志賀原発2号機については1998年8月、17都道府県の住民135人が運転差し止めを求めて、北陸電力を相手どって金沢地裁に提訴した。井戸謙一裁判長は2006年、「原発敷地の地震動の評価が合理性を欠き、過酷事故に発展する具体的危険がある」として、運転差し止めを命じる判決をくだした。井戸氏は後に『原発を止めた裁判官――井戸謙一元裁判官が語る原発訴訟と司法の責任』(現代人文社)のなかで、判決について以下のように説明している。

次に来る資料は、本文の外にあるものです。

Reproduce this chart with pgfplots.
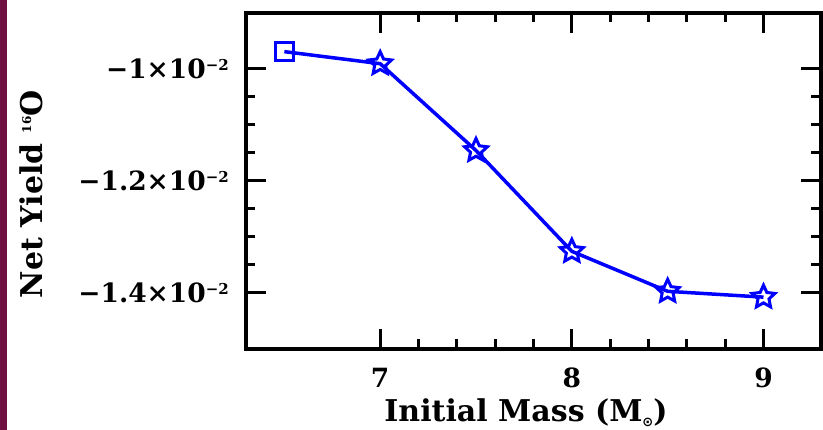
\documentclass[border=0pt]{standalone}
\usepackage{pgfplots}
\pgfplotsset{compat=1.18}
\usepackage{fontspec}
\setmainfont{DejaVu Serif}
\newfontfamily\dvs{DejaVu Sans}
\definecolor{strip}{RGB}{110,16,64}
\definecolor{pblue}{RGB}{0,0,255}
\pgfdeclareplotmark{ostar}{%
  \pgfpathmoveto{\pgfpointpolar{90}{\pgfplotmarksize}}%
  \pgfpathlineto{\pgfpointpolar{126}{0.48\pgfplotmarksize}}%
  \pgfpathlineto{\pgfpointpolar{162}{\pgfplotmarksize}}%
  \pgfpathlineto{\pgfpointpolar{198}{0.48\pgfplotmarksize}}%
  \pgfpathlineto{\pgfpointpolar{234}{\pgfplotmarksize}}%
  \pgfpathlineto{\pgfpointpolar{270}{0.48\pgfplotmarksize}}%
  \pgfpathlineto{\pgfpointpolar{306}{\pgfplotmarksize}}%
  \pgfpathlineto{\pgfpointpolar{342}{0.48\pgfplotmarksize}}%
  \pgfpathlineto{\pgfpointpolar{18}{\pgfplotmarksize}}%
  \pgfpathlineto{\pgfpointpolar{54}{0.48\pgfplotmarksize}}%
  \pgfpathclose
  \pgfusepathqstroke}
\newcommand{\tl}[1]{#1×10\raisebox{8.5pt}{\fontsize{15}{15}\selectfont −2}}
\begin{document}
\begin{tikzpicture}
\useasboundingbox (-246pt,-81pt) rectangle (577pt,349pt);
\fill[strip] (-246pt,-81pt) rectangle (-239pt,349pt);
\begin{axis}[
  scale only axis,
  width=575pt, height=336pt,
  xmin=6.3, xmax=9.3,
  ymin=-0.0150, ymax=-0.0090,
  scaled y ticks=false,
  xtick={7,8,9}, xticklabels={7,8,9},
  ytick={-0.014,-0.012,-0.010},
  yticklabels={\tl{−1.4},\tl{−1.2},\tl{−1}},
  minor x tick num=4,
  minor y tick num=3,
  major tick length=20pt,
  minor tick length=9.5pt,
  axis line style={line width=3.2pt},
  tick style={line width=3pt, black},
  tick label style={font=\bfseries\fontsize{26.5}{26.5}\selectfont},
  xticklabel style={anchor=north, inner sep=0pt, yshift=-19pt},
  yticklabel style={anchor=base east, inner sep=0pt, xshift=-17pt, yshift=-10pt},
  label style={font=\bfseries\fontsize{30}{30}\selectfont},
  xlabel={Initial Mass (M\raisebox{-5pt}{\fontsize{13}{13}\selectfont\dvs ⊙})},
  ylabel={Net Yield \raisebox{11pt}{\fontsize{12}{12}\selectfont 16}O},
  xlabel style={at={(axis description cs:0.487,-0.217)}, anchor=base},
  ylabel style={at={(axis description cs:-0.374,0.461)}, anchor=center},
  clip=false,
]
\addplot[pblue, line width=3.5pt] coordinates {
  (6.5,-0.00969) (7,-0.009905) (7.5,-0.011455) (8,-0.013256) (8.5,-0.01397) (9,-0.014074)
};
\addplot[pblue, only marks, mark=square, mark size=9pt, line width=3pt] coordinates {
  (6.5,-0.00969)
};
\addplot[pblue, only marks, mark=ostar, mark size=12pt, line width=3pt] coordinates {
  (7,-0.009905) (7.5,-0.011455) (8,-0.013256) (8.5,-0.01397) (9,-0.014074)
};
\end{axis}
\end{tikzpicture}
\end{document}
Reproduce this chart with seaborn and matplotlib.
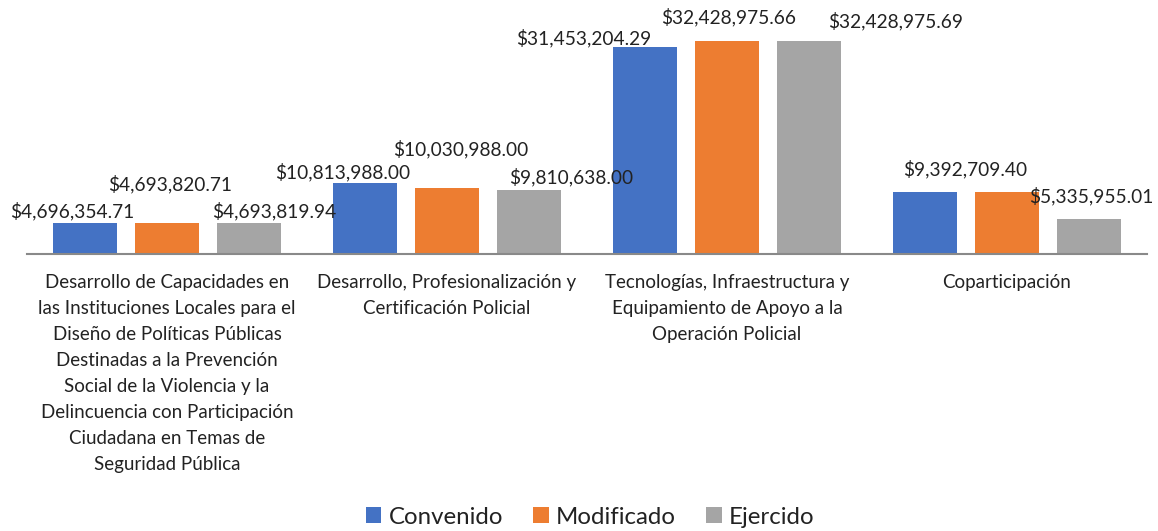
import matplotlib
matplotlib.use("Agg")
import matplotlib.pyplot as plt
import seaborn as sns
import pandas as pd
from matplotlib.patches import Patch

# ---- data ----
categories = [
    "Desarrollo de Capacidades en\nlas Instituciones Locales para el\nDiseño de Políticas Públicas\nDestinadas a la Prevención\nSocial de la Violencia y la\nDelincuencia con Participación\nCiudadana en Temas de\nSeguridad Pública",
    "Desarrollo, Profesionalización y\nCertificación Policial",
    "Tecnologías, Infraestructura y\nEquipamiento de Apoyo a la\nOperación Policial",
    "Coparticipación",
]
series = ["Convenido", "Modificado", "Ejercido"]
convenido = [4696354.71, 10813988.00, 31453204.29, 9392709.40]
modificado = [4693820.71, 10030988.00, 32428975.66, 9392709.40]
ejercido = [4693819.94, 9810638.00, 32428975.69, 5335955.01]

colors = ["#4472C4", "#ED7D31", "#A5A5A5"]

# label offsets (pixels) relative to the top-centre of each bar, per series
label_dx = [[-13, -22, -61, 40], [3, 14, 2, -43], [25, 42, 87, 2]]
label_dy = [[6, 5, 3, 17], [33, 33, 18, 17], [6, 6, 14, 17]]

rows = []
for s, vals in zip(series, [convenido, modificado, ejercido]):
    for c, v in zip(categories, vals):
        rows.append({"cat": c, "serie": s, "valor": v})
df = pd.DataFrame(rows)

sns.set_theme(style="white")
plt.rcParams["font.family"] = ["Lato", "DejaVu Sans"]

W, H = 1158, 531
fig = plt.figure(figsize=(W / 100, H / 100), dpi=100)
ax = fig.add_axes([27 / W, (H - 254) / H, 1120 / W, 236.5 / H])

sns.barplot(data=df, x="cat", y="valor", hue="serie", order=categories,
            hue_order=series, palette=colors, width=0.879, gap=0.21,
            saturation=1, edgecolor="none", linewidth=0, ax=ax, legend=False)

ax.set_ylim(0, 36e6)
ax.set_xlim(-0.5, 3.5)
ax.set_xlabel("")
ax.set_ylabel("")
ax.set_yticks([])
for sp in ["top", "right", "left"]:
    ax.spines[sp].set_visible(False)
ax.spines["bottom"].set_color("#898989")
ax.spines["bottom"].set_linewidth(1.5)
ax.tick_params(axis="x", length=0, pad=14.5, labelsize=13.5, colors="#222222")
ax.set_xticks(range(len(categories)))
ax.set_xticklabels(categories, linespacing=1.64, va="top")

drawn = set()
for si, cont in enumerate(ax.containers):
    for ci, bar in enumerate(cont):
        v = bar.get_height()
        txt = f"${v:,.2f}"
        # identical labels in the same group sit on top of each other; draw once
        if (ci, txt) in drawn:
            continue
        drawn.add((ci, txt))
        ax.annotate(txt, xy=(bar.get_x() + bar.get_width() / 2, v),
                    xytext=(label_dx[si][ci], label_dy[si][ci]),
                    textcoords="offset pixels", ha="center", va="baseline",
                    fontsize=13.8, color="#222222")

handles = [Patch(facecolor=c, edgecolor="none", label=s) for c, s in zip(colors, series)]
fig.legend(handles=handles, loc="center", bbox_to_anchor=(590 / W, 1 - 517 / H),
           ncol=3, frameon=False, fontsize=17.3, handlelength=0.65, handleheight=0.65,
           handletextpad=0.3, columnspacing=1.25, labelcolor="#222222")

fig.savefig("out.png", dpi=100)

能登半島のちょうど付け根のところに邑知潟断層帯がある。8~10キロくらいの断層が四つか五つ連なっており、裁判では各断層が個別には動かないのか、連動する可能性があるのかが争点になった。北陸電力は、連動はせず、起こりえる最大の地震はマグニチュード6・6と主張。しかし2005年、政府の地震調査研究推進本部は44キロ全部が連動して動く可能性があり、その場合はマグニチュード7・6の地震が発生すると推定した。
井戸氏は断層帯の連動可能性を重視、「(北陸電力の)邑知潟断層帯が引き起こす地震の規模についての評価が小さすぎる」と判断、運転差し止めを命じた、という。

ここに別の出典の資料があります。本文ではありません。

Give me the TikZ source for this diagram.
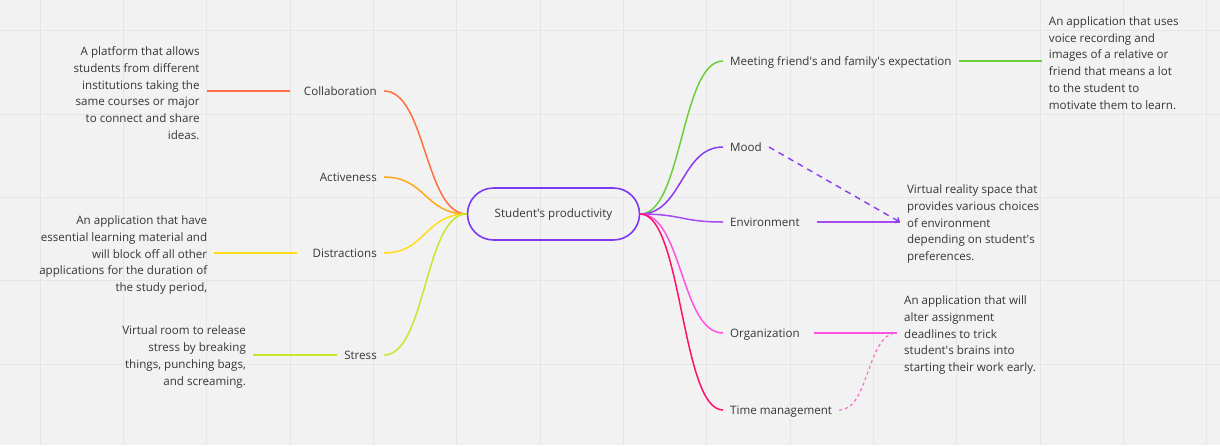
\documentclass[tikz,border=0pt]{standalone}
\usepackage{fontspec}
\setmainfont{Open Sans}
\usepackage{xcolor}
\usetikzlibrary{arrows.meta, positioning}

\definecolor{bg}{HTML}{F2F2F2}
\definecolor{gridc}{HTML}{E6E6E6}
\definecolor{txt}{HTML}{363636}
\definecolor{hubc}{HTML}{7B3AF2}
\definecolor{collc}{HTML}{FF6F42}
\definecolor{actc}{HTML}{FFA81A}
\definecolor{distc}{HTML}{FFDC1A}
\definecolor{strc}{HTML}{C8E62E}
\definecolor{meetc}{HTML}{6ACF3A}
\definecolor{moodc}{HTML}{8A3CF5}
\definecolor{envc}{HTML}{A64BF4}
\definecolor{orgc}{HTML}{FF52E2}
\definecolor{timec}{HTML}{FF0F6E}
\definecolor{timed}{HTML}{FF6AC8}

\begin{document}
\begin{tikzpicture}[
  x=1pt, y=-1pt,
  font=\fontsize{11.6}{16.7}\selectfont, text=txt,
  hub/.style={rectangle, draw=hubc, line width=1.6pt, rounded corners=26pt,
              minimum width=172pt, minimum height=52pt},
  topic/.style={inner sep=0pt, inner xsep=7pt, text height=10pt, text depth=1pt},
  lnote/.style={align=right, inner sep=0pt, inner xsep=7pt, yshift=-2pt},
  rnote/.style={align=left, inner sep=0pt, inner xsep=7pt, yshift=-2pt},
  branch/.style={line width=1.5pt},
  >=Stealth
]
\useasboundingbox (0,0) rectangle (1220,445);
\fill[bg] (0,0) rectangle (1220,445);
\foreach \gx in {0,...,14}
  \draw[gridc, line width=0.8pt] ({40+83.33*\gx},0) -- ({40+83.33*\gx},445);
\foreach \gy in {0,...,4}
  \draw[gridc, line width=0.8pt] (0,{30.67+83.33*\gy}) -- (1220,{30.67+83.33*\gy});

\node[hub] (prod) at (553.5,214) {Student\textquotesingle s productivity};

% left side
\node[topic, anchor=east] (collab) at (384,91) {Collaboration};
\node[topic, anchor=east] (active) at (384,177) {Activeness};
\node[topic, anchor=east] (distract) at (384,253) {Distractions};
\node[topic, anchor=east] (stress) at (384,355) {Stress};
\node[lnote, left=90pt of collab] (collabnote) {A platform that allows\\students from different\\institutions taking the\\same courses or major\\to connect and share\\ideas.};
\node[lnote, left=91pt of distract] (distractnote) {An application that have\\essential learning material and\\will block off all other\\applications for the duration of\\the study period,};
\node[lnote, left=84pt of stress] (stressnote) {Virtual room to release\\stress by breaking\\things, punching bags,\\and screaming.};

% right side
\node[topic, anchor=west] (meet) at (723,61) {Meeting friend\textquotesingle s and family\textquotesingle s expectation};
\node[topic, anchor=west] (mood) at (723,147) {Mood};
\node[topic, anchor=west] (env) at (723,222) {Environment};
\node[topic, anchor=west] (org) at (723,333) {Organization};
\node[topic, anchor=west] (timem) at (723,410) {Time management};
\node[rnote, right=83pt of meet] (meetnote) {An application that uses\\voice recording and\\images of a relative or\\friend that means a lot\\to the student to\\motivate them to learn.};
\node[rnote, right=93pt of env] (envnote) {Virtual reality space that\\provides various choices\\of environment\\depending on student\textquotesingle s\\preferences.};
\node[rnote, right=90pt of org] (orgnote) {An application that will\\alter assignment\\deadlines to trick\\student\textquotesingle s brains into\\starting their work early.};

\draw[branch, collc] (prod.west) .. controls +(-42,0) and +(42,0) .. (collab.east);
\draw[branch, actc] (prod.west) .. controls +(-42,0) and +(42,0) .. (active.east);
\draw[branch, distc] (prod.west) .. controls +(-42,0) and +(42,0) .. (distract.east);
\draw[branch, strc] (prod.west) .. controls +(-42,0) and +(42,0) .. (stress.east);
\draw[branch, meetc] (prod.east) .. controls +(42,0) and +(-42,0) .. (meet.west);
\draw[branch, moodc] (prod.east) .. controls +(42,0) and +(-42,0) .. (mood.west);
\draw[branch, envc] (prod.east) .. controls +(42,0) and +(-42,0) .. (env.west);
\draw[branch, orgc] (prod.east) .. controls +(42,0) and +(-42,0) .. (org.west);
\draw[branch, timec] (prod.east) .. controls +(42,0) and +(-42,0) .. (timem.west);

\draw[branch, collc, shorten <=7pt] (collab.west) -- (collab.west -| collabnote.east);
\draw[branch, distc, shorten <=8pt] (distract.west) -- (distract.west -| distractnote.east);
\draw[branch, strc] (stress.west) -- (stress.west -| stressnote.east);
\draw[branch, meetc] (meet.east) -- (meet.east -| meetnote.west);
\draw[branch, envc, shorten <=10pt] (env.east) -- (env.east -| envnote.west);
\draw[branch, orgc, shorten <=7pt] (org.east) -- (org.east -| orgnote.west);

\draw[moodc, line width=1.4pt, dash pattern=on 6pt off 5pt, -{Straight Barb[length=3pt]}] (mood.east) -- (env.east -| envnote.west);
\draw[timed, line width=1.2pt, dash pattern=on 3pt off 3pt] (timem.east) .. controls +(30,0) and +(-30,0) .. (org.east -| orgnote.west);
\end{tikzpicture}
\end{document}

井戸氏は判決後の2007年、志賀町で震度6を観測する能登半島地震が起きたことに言及。この07年地震で志賀原発では711ガルを記録。同原発2号機の想定ガル値は490ガルなので、想定を220ガル上回る揺れとなった。こうしたデータを分析したうえで、井戸氏は「過去に活断層があると認識されてなかったところで大地震が起こった例はいくつもある」とし、「原発敷地の地表面の300メートル程度を調べ、そこに活断層がないからといって、その下に活断層がないとはいえない」と指摘した。志賀原発直下に、いまだ知られていない活断層があり、それが1000ガルを超える地震を引き起こす可能性は無視できないというのである。

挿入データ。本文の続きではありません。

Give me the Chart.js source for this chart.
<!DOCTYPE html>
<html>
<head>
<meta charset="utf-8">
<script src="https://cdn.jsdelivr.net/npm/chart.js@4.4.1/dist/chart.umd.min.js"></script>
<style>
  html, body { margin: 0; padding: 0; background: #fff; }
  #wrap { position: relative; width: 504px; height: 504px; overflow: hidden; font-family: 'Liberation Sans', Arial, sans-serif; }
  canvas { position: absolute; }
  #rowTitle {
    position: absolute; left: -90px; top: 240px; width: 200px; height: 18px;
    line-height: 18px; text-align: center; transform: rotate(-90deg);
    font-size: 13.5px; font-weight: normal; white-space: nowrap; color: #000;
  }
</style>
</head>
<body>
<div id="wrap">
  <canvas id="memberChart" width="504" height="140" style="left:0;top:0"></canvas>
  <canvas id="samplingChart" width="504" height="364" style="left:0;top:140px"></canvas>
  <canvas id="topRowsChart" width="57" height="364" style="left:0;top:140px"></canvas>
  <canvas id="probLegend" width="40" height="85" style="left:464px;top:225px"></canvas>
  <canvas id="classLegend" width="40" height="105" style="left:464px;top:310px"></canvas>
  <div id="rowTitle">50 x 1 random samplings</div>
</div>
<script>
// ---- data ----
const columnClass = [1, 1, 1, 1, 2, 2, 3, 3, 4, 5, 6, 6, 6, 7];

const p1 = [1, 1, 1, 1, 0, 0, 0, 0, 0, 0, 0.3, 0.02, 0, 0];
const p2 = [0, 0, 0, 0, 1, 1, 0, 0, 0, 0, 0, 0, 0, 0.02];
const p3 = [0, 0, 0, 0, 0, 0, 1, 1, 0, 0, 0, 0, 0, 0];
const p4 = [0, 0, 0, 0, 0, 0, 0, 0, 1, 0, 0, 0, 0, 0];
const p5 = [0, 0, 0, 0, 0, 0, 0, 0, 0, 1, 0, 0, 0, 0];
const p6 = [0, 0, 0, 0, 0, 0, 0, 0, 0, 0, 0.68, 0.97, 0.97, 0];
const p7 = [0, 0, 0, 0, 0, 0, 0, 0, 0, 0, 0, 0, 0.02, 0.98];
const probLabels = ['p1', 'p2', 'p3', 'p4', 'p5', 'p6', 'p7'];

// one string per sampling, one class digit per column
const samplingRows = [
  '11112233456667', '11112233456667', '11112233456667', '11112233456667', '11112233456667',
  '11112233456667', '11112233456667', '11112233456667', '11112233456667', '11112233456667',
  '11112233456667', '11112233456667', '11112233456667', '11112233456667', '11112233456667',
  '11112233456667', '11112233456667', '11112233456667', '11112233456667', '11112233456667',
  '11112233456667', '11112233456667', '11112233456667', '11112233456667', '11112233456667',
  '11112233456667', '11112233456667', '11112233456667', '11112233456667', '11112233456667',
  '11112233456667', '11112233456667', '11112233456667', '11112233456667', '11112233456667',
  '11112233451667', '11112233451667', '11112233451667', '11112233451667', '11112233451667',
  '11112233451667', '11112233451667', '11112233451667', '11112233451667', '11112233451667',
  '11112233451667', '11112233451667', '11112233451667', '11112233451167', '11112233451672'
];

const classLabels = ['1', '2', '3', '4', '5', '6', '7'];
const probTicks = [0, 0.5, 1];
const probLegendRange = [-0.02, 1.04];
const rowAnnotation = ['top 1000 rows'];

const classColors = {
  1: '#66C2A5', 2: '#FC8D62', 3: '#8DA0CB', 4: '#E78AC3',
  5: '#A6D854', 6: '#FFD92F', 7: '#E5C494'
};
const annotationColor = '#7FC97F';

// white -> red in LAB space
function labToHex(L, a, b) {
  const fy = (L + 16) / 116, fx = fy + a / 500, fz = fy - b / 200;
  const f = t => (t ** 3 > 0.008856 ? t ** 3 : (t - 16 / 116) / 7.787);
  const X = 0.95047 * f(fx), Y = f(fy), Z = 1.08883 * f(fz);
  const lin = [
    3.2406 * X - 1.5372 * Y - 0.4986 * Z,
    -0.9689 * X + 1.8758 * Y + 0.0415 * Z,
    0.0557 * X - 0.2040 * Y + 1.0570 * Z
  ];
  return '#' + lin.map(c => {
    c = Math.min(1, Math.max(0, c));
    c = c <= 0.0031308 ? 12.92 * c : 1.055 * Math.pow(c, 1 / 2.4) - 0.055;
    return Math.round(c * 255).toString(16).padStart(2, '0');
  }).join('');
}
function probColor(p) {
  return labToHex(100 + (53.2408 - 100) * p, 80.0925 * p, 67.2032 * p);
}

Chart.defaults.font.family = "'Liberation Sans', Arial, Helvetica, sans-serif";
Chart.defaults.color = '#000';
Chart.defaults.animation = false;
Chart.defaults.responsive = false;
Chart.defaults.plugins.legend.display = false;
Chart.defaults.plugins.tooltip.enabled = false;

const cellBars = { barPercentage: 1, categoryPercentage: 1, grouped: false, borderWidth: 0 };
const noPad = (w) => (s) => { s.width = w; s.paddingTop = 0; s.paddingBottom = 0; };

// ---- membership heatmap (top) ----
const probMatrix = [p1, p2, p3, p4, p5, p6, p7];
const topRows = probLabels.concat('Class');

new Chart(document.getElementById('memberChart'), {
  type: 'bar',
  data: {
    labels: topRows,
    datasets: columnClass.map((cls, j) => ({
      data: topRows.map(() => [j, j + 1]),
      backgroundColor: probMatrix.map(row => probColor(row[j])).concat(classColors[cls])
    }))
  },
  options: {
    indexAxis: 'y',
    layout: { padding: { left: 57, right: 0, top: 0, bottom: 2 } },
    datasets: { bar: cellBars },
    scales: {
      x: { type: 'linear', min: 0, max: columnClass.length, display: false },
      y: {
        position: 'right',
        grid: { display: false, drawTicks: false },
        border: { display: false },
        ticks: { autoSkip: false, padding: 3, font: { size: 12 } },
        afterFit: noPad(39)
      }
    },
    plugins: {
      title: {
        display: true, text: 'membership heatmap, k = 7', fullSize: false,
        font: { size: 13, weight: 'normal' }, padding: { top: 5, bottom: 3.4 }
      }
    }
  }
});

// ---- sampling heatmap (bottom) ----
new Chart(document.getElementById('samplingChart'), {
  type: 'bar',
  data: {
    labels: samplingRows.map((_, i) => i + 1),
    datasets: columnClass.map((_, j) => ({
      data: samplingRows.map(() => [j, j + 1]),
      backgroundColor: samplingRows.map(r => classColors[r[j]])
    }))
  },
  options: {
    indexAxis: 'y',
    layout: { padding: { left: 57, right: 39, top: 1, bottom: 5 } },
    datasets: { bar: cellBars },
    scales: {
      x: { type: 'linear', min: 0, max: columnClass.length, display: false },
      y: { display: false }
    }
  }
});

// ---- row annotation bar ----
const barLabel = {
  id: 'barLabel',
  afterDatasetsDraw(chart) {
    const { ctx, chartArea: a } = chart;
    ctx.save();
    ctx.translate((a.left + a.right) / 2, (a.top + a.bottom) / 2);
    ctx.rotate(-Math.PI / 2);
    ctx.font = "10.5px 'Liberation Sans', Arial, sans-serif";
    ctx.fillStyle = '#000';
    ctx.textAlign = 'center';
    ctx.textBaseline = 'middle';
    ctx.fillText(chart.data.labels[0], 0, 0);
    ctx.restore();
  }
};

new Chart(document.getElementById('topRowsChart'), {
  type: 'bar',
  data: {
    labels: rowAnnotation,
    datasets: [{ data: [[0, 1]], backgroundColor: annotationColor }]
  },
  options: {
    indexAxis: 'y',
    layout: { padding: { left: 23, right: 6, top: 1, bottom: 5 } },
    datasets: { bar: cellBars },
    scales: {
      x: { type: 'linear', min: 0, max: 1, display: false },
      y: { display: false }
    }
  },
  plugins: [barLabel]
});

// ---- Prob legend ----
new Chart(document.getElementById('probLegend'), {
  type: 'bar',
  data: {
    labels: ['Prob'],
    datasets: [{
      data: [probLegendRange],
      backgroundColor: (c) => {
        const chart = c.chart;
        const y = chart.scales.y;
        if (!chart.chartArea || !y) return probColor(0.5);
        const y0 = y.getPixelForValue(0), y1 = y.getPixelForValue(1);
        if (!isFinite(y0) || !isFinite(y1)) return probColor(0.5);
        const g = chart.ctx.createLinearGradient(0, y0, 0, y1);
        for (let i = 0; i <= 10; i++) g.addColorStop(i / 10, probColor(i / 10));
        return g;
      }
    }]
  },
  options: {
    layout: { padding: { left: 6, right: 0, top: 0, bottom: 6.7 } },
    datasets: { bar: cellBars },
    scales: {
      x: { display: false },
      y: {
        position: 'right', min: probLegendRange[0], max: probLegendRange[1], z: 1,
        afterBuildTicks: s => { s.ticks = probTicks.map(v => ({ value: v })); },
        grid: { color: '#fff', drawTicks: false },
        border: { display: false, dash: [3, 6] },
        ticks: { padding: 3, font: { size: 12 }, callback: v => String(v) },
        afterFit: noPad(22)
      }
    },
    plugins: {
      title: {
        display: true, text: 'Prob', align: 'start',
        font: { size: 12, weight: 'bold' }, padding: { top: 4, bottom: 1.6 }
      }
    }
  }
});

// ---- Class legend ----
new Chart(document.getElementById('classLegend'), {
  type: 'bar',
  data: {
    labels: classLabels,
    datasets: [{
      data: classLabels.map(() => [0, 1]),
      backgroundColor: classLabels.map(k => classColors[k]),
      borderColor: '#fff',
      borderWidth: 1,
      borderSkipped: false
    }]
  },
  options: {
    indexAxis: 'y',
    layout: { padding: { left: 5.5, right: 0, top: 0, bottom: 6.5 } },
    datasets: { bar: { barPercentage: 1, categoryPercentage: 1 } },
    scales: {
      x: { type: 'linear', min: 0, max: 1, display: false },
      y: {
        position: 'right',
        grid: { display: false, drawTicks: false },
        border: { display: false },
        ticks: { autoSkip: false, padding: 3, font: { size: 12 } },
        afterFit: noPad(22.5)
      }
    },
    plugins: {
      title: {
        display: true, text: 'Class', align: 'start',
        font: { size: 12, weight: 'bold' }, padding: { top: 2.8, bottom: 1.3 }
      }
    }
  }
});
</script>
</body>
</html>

今回の地震による報道で、能登半島とその沖合にかけて、少なからざる数の活断層が東西にはしっていることを知り、私は驚愕した。大げさにいえば、能登半島は活断層の巣ではないか。政府の地震調査委員会は今回の地震について、能登半島西方から佐渡島西方沖までの複数の活断層が関連した可能性が高い、との見解を示した。ということは、井戸氏が主張するとおり、志賀原発直下の活断層が今後連動して動く可能性が大いにあるということであろう。これらが引き起こす地震の揺れについて、決して過小評価をしてはならない。2016年の熊本地震は1570ガルである。1000ガルに耐える工事をしたからといって、安全とは言えないのである。
能登半島では07年地震(M6・9)以前にも、1729年(M6・6~7・0)、1892年(M6・4)、1896年(M5・7)、1933年(M6・9)などの地震が発生している。過去の地震の頻度をみれば、そもそも原発立地にふさわしくない所なのである。
今回の地震で能登半島の先端部では道路が寸断され、多くの集落が孤立した。もし原発事故が起きれば、住民たちには全く逃げ場はなく、放射能にさらされ続けることになるだろう。
もはや結論は明白である。志賀原発は廃炉するしかない。